Zumal die Bedienungen alle auf alt getrimmte Leinenklamotten tragen. Kann sogar ohne Reservierung essen und die Empfangsdame spricht ganz gut Englisch (oder überspielt ihr Unverständnis nur glaubhaft).

Das Essen war sehr gut und noch dazu preiswert. Der Borschtsch hat ner gescheiten Soljanka nicht unähnlich geschmeckt, es war aber nur ein riesier Brocken Rindfleisch drin. Sehr reichhaltig, von ner großen Portion kann man sicher gut satt werden. Meine zweite Auswahl waren Pelmeni mit rotem und weissem Fisch. Für mich als Jemanden, der Fisch nur ungern isst, ist das schon was besonderes. Mir ist aber nach Probieren zumute gewesen. Wer schonmal russische Küche genossen hat, wird wissen, dass Pelmeni nichts anderes sind, als unterschiedlich gefüllte Ravioli (Soll mich doch wegen der Bemerkung der Blitz in ner Badewanne voll Champagner treffen!) Haben jedenfalls sehr deutlich nach Fisch geschmeckt, die Farbe ist mir allerdings nicht aufgefallen. Den Geschmack hat die (sehr steife) saure Sahne aber gut überdecken können. Überhaupt scheint saure Sahne eine Allzweckwaffe in der russischen Küche. Gefällt mir sehr! Gibt den Gerichten immer was frisches.

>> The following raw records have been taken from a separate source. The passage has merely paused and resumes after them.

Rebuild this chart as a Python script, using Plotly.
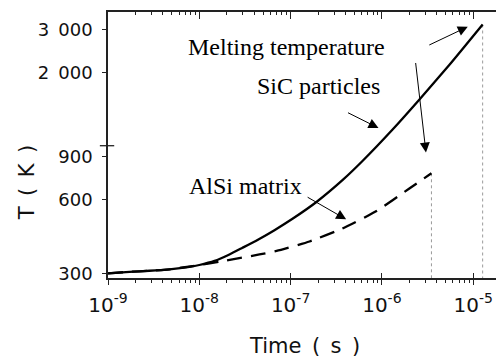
import plotly.graph_objects as go
import numpy as np

# ---- data ----
sic_time = [1.0e-9, 1.72e-9, 2.85e-9, 4.72e-9, 7.81e-9, 1.0e-8, 1.47e-8, 2.14e-8, 2.97e-8,
            4.34e-8, 6.66e-8, 1.05e-7, 1.92e-7, 3.70e-7, 6.13e-7, 1.31e-6, 2.58e-6, 5.50e-6, 1.27e-5]
sic_temp = [300, 304.2, 307.2, 311.6, 318.9, 324.4, 337.0, 358.3, 381.6,
            410.9, 450.6, 501.7, 587.9, 722.3, 865.6, 1165, 1547, 2146, 3139]

alsi_time = [1.0e-9, 1.72e-9, 2.85e-9, 4.72e-9, 8.42e-9, 1.99e-8, 4.56e-8, 7.02e-8,
             1.61e-7, 3.70e-7, 8.73e-7, 2.0e-6, 3.49e-6]
alsi_temp = [300, 304.2, 307.2, 311.6, 321, 338.5, 358.3, 370.3,
             405.0, 457.8, 540.0, 667.7, 770.7]

x_tick_exponents = [-9, -8, -7, -6, -5]
x_tick_vals = [10.0 ** e for e in x_tick_exponents]
x_tick_text = ["10<sup>-%d</sup>" % (-e) for e in x_tick_exponents]

y_tick_vals = [300, 600, 900, 2000, 3000]
y_tick_text = ["300", "600", "900", "2\u2002000", "3\u2002000"]
BREAK_T = 1000

X_RANGE = [-9, -4.750]
Y_RANGE = [2.4578, 3.548]
T_MIN = 10 ** Y_RANGE[0]

fig = go.Figure()

# dotted melting markers
fig.add_trace(go.Scatter(x=[sic_time[-1], sic_time[-1]], y=[sic_temp[-1], T_MIN],
                         mode="lines", line=dict(color="#9a9a9a", width=1, dash="dot"),
                         hoverinfo="skip", showlegend=False))
fig.add_trace(go.Scatter(x=[alsi_time[-1], alsi_time[-1]], y=[alsi_temp[-1], T_MIN],
                         mode="lines", line=dict(color="#9a9a9a", width=1, dash="dot"),
                         hoverinfo="skip", showlegend=False))

fig.add_trace(go.Scatter(x=alsi_time, y=alsi_temp, mode="lines", name="AlSi matrix",
                         line=dict(color="black", width=2.3, dash="15px,9px", shape="spline", smoothing=0.5),
                         showlegend=False))
fig.add_trace(go.Scatter(x=sic_time, y=sic_temp, mode="lines", name="SiC particles",
                         line=dict(color="black", width=2.3, shape="spline", smoothing=0.5),
                         showlegend=False))

# invisible helpers carrying the extra tick axes
fig.add_trace(go.Scatter(x=[sic_time[0]], y=[sic_temp[0]], xaxis="x2", mode="markers",
                         marker=dict(opacity=0), hoverinfo="skip", showlegend=False))
fig.add_trace(go.Scatter(x=[sic_time[0]], y=[sic_temp[0]], xaxis="x3", mode="markers",
                         marker=dict(opacity=0), hoverinfo="skip", showlegend=False))

axis_color = "#222222"
tick_font = dict(family="DejaVu Sans", size=20, color="#111111")

fig.update_layout(
    width=496, height=359,
    margin=dict(l=108, r=0, t=12, b=81, pad=0),
    paper_bgcolor="white", plot_bgcolor="white",
    xaxis=dict(type="log", range=X_RANGE, tickmode="array", tickvals=x_tick_vals,
               ticktext=x_tick_text, ticks="outside", ticklen=5, tickwidth=1.3,
               tickcolor=axis_color, showline=True, linecolor=axis_color, linewidth=1.5,
               showgrid=False, zeroline=False, tickfont=tick_font, ticklabelstandoff=3,
               minor=dict(dtick="D1", ticks="outside", ticklen=3, tickwidth=1.1,
                          tickcolor=axis_color, showgrid=False)),
    xaxis2=dict(type="log", range=X_RANGE, overlaying="x", side="top", anchor="y",
                tickmode="array", tickvals=x_tick_vals, showticklabels=False,
                ticks="inside", ticklen=7, tickwidth=1.3, tickcolor=axis_color,
                showline=True, linecolor=axis_color, linewidth=1.5, showgrid=False,
                zeroline=False,
                minor=dict(dtick="D1", ticks="inside", ticklen=3, tickwidth=1.1,
                           tickcolor=axis_color, showgrid=False)),
    xaxis3=dict(type="log", range=X_RANGE, overlaying="x", side="bottom", anchor="y",
                tickmode="array", tickvals=x_tick_vals, showticklabels=False,
                ticks="inside", ticklen=5, tickwidth=1.3, tickcolor=axis_color,
                showline=False, showgrid=False, zeroline=False),
    yaxis=dict(type="log", range=Y_RANGE, tickmode="array", tickvals=y_tick_vals,
               ticktext=y_tick_text, ticks="outside", ticklen=4, tickwidth=1.3,
               tickcolor=axis_color, showline=True, linecolor=axis_color, linewidth=1.5,
               showgrid=False, zeroline=False,
               tickfont=dict(family="DejaVu Sans", size=18, color="#111111"),
               ticklabelstandoff=6),
)

# axis break mark
fig.add_shape(type="line", xref="paper", yref="y", x0=-0.021, x1=0.016,
              y0=BREAK_T, y1=BREAK_T, line=dict(color=axis_color, width=1.3))

serif = dict(family="Liberation Serif, Times New Roman, serif", size=24, color="black")
ann = [
    dict(text="Melting temperature", x=0.4613, y=0.867),
    dict(text="SiC particles", x=0.5438, y=0.7229),
    dict(text="AlSi matrix", x=0.3552, y=0.347),
]
for a in ann:
    fig.add_annotation(xref="paper", yref="paper", x=a["x"], y=a["y"], text=a["text"],
                       showarrow=False, font=serif, xanchor="center", yanchor="middle")

# arrows (tip in data coords, tail offset in px)
arrows = [
    (8.73e-6, 3074, -40, 19),
    (3.04e-6, 938, -10.5, -91),
    (9.18e-7, 1182, -32, -16),
    (4.06e-7, 499, -40, -23),
]
for (tx, ty, ax, ay) in arrows:
    fig.add_annotation(x=np.log10(tx), y=np.log10(ty), xref="x", yref="y", ax=ax, ay=ay,
                       axref="pixel", ayref="pixel", text="", showarrow=True,
                       arrowhead=2, arrowsize=2, arrowwidth=1, arrowcolor="black", standoff=0)

title_font = dict(family="DejaVu Sans", size=21, color="#111111")
fig.add_annotation(xref="paper", yref="paper", x=0.5077, y=-0.2575,
                   text="Time\u2002(\u2002s\u2002)", showarrow=False, font=title_font,
                   xanchor="center", yanchor="middle")
fig.add_annotation(xref="paper", yref="paper", x=-0.2095, y=0.359,
                   text="T\u2002(\u2002K\u2002)", showarrow=False, font=title_font,
                   textangle=-90, xanchor="center", yanchor="middle")

fig.write_html("out.html")
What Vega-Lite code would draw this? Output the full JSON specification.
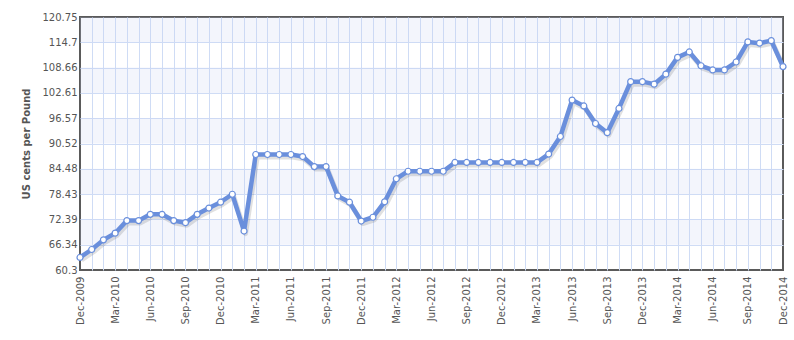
{
  "$schema": "https://vega.github.io/schema/vega-lite/v6.json",
  "autosize": "none",
  "width": 703,
  "height": 253,
  "padding": {"left": 80, "top": 17, "right": 11, "bottom": 70},
  "background": "#ffffff",
  "config": {
    "view": {"stroke": "#5a5a5a", "strokeWidth": 2},
    "axis": {"labelFont": "DejaVu Sans", "labelFontSize": 10, "labelColor": "#555555", "titleFont": "DejaVu Sans", "titleColor": "#555555"},
    "axisY": {"labelOverlap": false}
  },
  "datasets": {
    "bands": [
      {"lo": 66.34, "hi": 72.39},
      {"lo": 78.43, "hi": 84.48},
      {"lo": 90.52, "hi": 96.57},
      {"lo": 102.61, "hi": 108.66},
      {"lo": 114.7, "hi": 120.75}
    ],
    "prices": [
      {"month": "Dec-2009", "price": 63.3},
      {"month": "Jan-2010", "price": 65.2},
      {"month": "Feb-2010", "price": 67.5},
      {"month": "Mar-2010", "price": 69.1},
      {"month": "Apr-2010", "price": 72.1},
      {"month": "May-2010", "price": 72.1},
      {"month": "Jun-2010", "price": 73.6},
      {"month": "Jul-2010", "price": 73.6},
      {"month": "Aug-2010", "price": 72.1},
      {"month": "Sep-2010", "price": 71.6},
      {"month": "Oct-2010", "price": 73.6},
      {"month": "Nov-2010", "price": 75.1},
      {"month": "Dec-2010", "price": 76.5},
      {"month": "Jan-2011", "price": 78.4},
      {"month": "Feb-2011", "price": 69.6},
      {"month": "Mar-2011", "price": 87.9},
      {"month": "Apr-2011", "price": 87.9},
      {"month": "May-2011", "price": 87.9},
      {"month": "Jun-2011", "price": 87.9},
      {"month": "Jul-2011", "price": 87.4},
      {"month": "Aug-2011", "price": 85.0},
      {"month": "Sep-2011", "price": 85.0},
      {"month": "Oct-2011", "price": 78.0},
      {"month": "Nov-2011", "price": 76.5},
      {"month": "Dec-2011", "price": 72.0},
      {"month": "Jan-2012", "price": 72.9},
      {"month": "Feb-2012", "price": 76.6},
      {"month": "Mar-2012", "price": 82.1},
      {"month": "Apr-2012", "price": 83.9},
      {"month": "May-2012", "price": 83.9},
      {"month": "Jun-2012", "price": 83.9},
      {"month": "Jul-2012", "price": 83.9},
      {"month": "Aug-2012", "price": 86.0},
      {"month": "Sep-2012", "price": 86.0},
      {"month": "Oct-2012", "price": 86.0},
      {"month": "Nov-2012", "price": 86.0},
      {"month": "Dec-2012", "price": 86.0},
      {"month": "Jan-2013", "price": 86.0},
      {"month": "Feb-2013", "price": 86.0},
      {"month": "Mar-2013", "price": 86.0},
      {"month": "Apr-2013", "price": 88.0},
      {"month": "May-2013", "price": 92.2},
      {"month": "Jun-2013", "price": 100.9},
      {"month": "Jul-2013", "price": 99.5},
      {"month": "Aug-2013", "price": 95.3},
      {"month": "Sep-2013", "price": 93.1},
      {"month": "Oct-2013", "price": 98.9},
      {"month": "Nov-2013", "price": 105.3},
      {"month": "Dec-2013", "price": 105.3},
      {"month": "Jan-2014", "price": 104.7},
      {"month": "Feb-2014", "price": 107.1},
      {"month": "Mar-2014", "price": 111.1},
      {"month": "Apr-2014", "price": 112.4},
      {"month": "May-2014", "price": 109.1},
      {"month": "Jun-2014", "price": 108.1},
      {"month": "Jul-2014", "price": 108.1},
      {"month": "Aug-2014", "price": 110.0},
      {"month": "Sep-2014", "price": 114.8},
      {"month": "Oct-2014", "price": 114.5},
      {"month": "Nov-2014", "price": 115.1},
      {"month": "Dec-2014", "price": 108.9}
    ]
  },
  "layer": [
    {
      "data": {"name": "bands"},
      "mark": {"type": "rect", "fill": "#c4ccf0", "fillOpacity": 0.2},
      "encoding": {
        "x": {"value": 0},
        "x2": {"value": "width"},
        "y": {
          "field": "lo", "type": "quantitative",
          "scale": {"domain": [60.3, 120.75], "nice": false, "zero": false},
          "axis": {
            "title": "US cents per Pound", "titleFontWeight": "bold", "titleFontSize": 10,
            "titlePadding": 11, "ticks": false, "domain": false, "format": ".2~f",
            "labelOverlap": false, "labelFlush": false, "labelBound": false,
            "values": [60.3, 66.34, 72.39, 78.43, 84.48, 90.52, 96.57, 102.61, 108.66, 114.7, 120.75],
            "grid": true, "gridColor": "#cfdcf5", "labelPadding": 3,
            "gridOpacity": {"condition": {"test": "datum.value <= 60.31 || datum.value >= 120.74", "value": 0}, "value": 1}
          }
        },
        "y2": {"field": "hi"}
      }
    },
    {
      "data": {"name": "prices"},
      "encoding": {
        "x": {
          "field": "month", "type": "ordinal", "sort": null,
          "scale": {"type": "point", "padding": 0},
          "axis": {
            "title": null, "labelAngle": -90, "ticks": false, "domain": false,
            "grid": true, "gridColor": "#cfdcf5", "gridWidth": 1, "labelPadding": 6,
            "labelBaseline": "middle", "labelAlign": "right", "labelOverlap": false,
            "gridOpacity": {"condition": {"test": "datum.value == 'Dec-2009' || datum.value == 'Dec-2014'", "value": 0}, "value": 1},
            "labelExpr": "indexof(['Dec','Mar','Jun','Sep'], slice(datum.label, 0, 3)) >= 0 ? datum.label : ''"
          }
        },
        "y": {
          "field": "price", "type": "quantitative",
          "axis": {
            "title": "US cents per Pound", "titleFontWeight": "bold", "titleFontSize": 10,
            "titlePadding": 11, "ticks": false, "domain": false, "format": ".2~f",
            "labelOverlap": false, "labelFlush": false, "labelBound": false,
            "values": [60.3, 66.34, 72.39, 78.43, 84.48, 90.52, 96.57, 102.61, 108.66, 114.7, 120.75],
            "grid": true, "gridColor": "#cfdcf5", "labelPadding": 3,
            "gridOpacity": {"condition": {"test": "datum.value <= 60.31 || datum.value >= 120.74", "value": 0}, "value": 1}
          }
        }
      },
      "layer": [
        {
          "mark": {"type": "line", "stroke": "#000000", "strokeOpacity": 0.12, "strokeWidth": 5, "xOffset": 1.5, "yOffset": 2.5, "strokeJoin": "round"}
        },
        {
          "mark": {"type": "line", "stroke": "#6a8fdc", "strokeWidth": 4.5, "strokeJoin": "round"}
        },
        {
          "mark": {"type": "point", "filled": true, "fill": "#ffffff", "stroke": "#6a8fdc", "strokeWidth": 1.2, "size": 36, "opacity": 1}
        }
      ]
    }
  ]
}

Auf dem Rückweg ins Hotel hab ich noch den kurzen Abstecher in die Kurskaja gemacht, aber die ist meiner Meinung nach nicht so spektakulär, wie einige andere Stationen. Die Komsomolskaja gefällt mir beispielsweise sehr, die ist so groß und offen. Von der Gestaltung her gibt es aber noch enige andere Perlen. An sich habe ich ja nicht viele Stationen gesehen, man kann sicher noch mehr Zeit in der Metro verbringen, aber für heute bin ich durch.
Kurskaja, Bahnsteig Ringlinie
Kurskaja, Schalterhalle
PS: Jetzt fällt mir auf, dass ich noch mehr hätte fotografieren müssen...
PS²: Zu Ehren dieses Posts geht auch der Blog mal wieder in die Breite, für drei Bilder nebeneinander müssen 100 Pixel mehr her!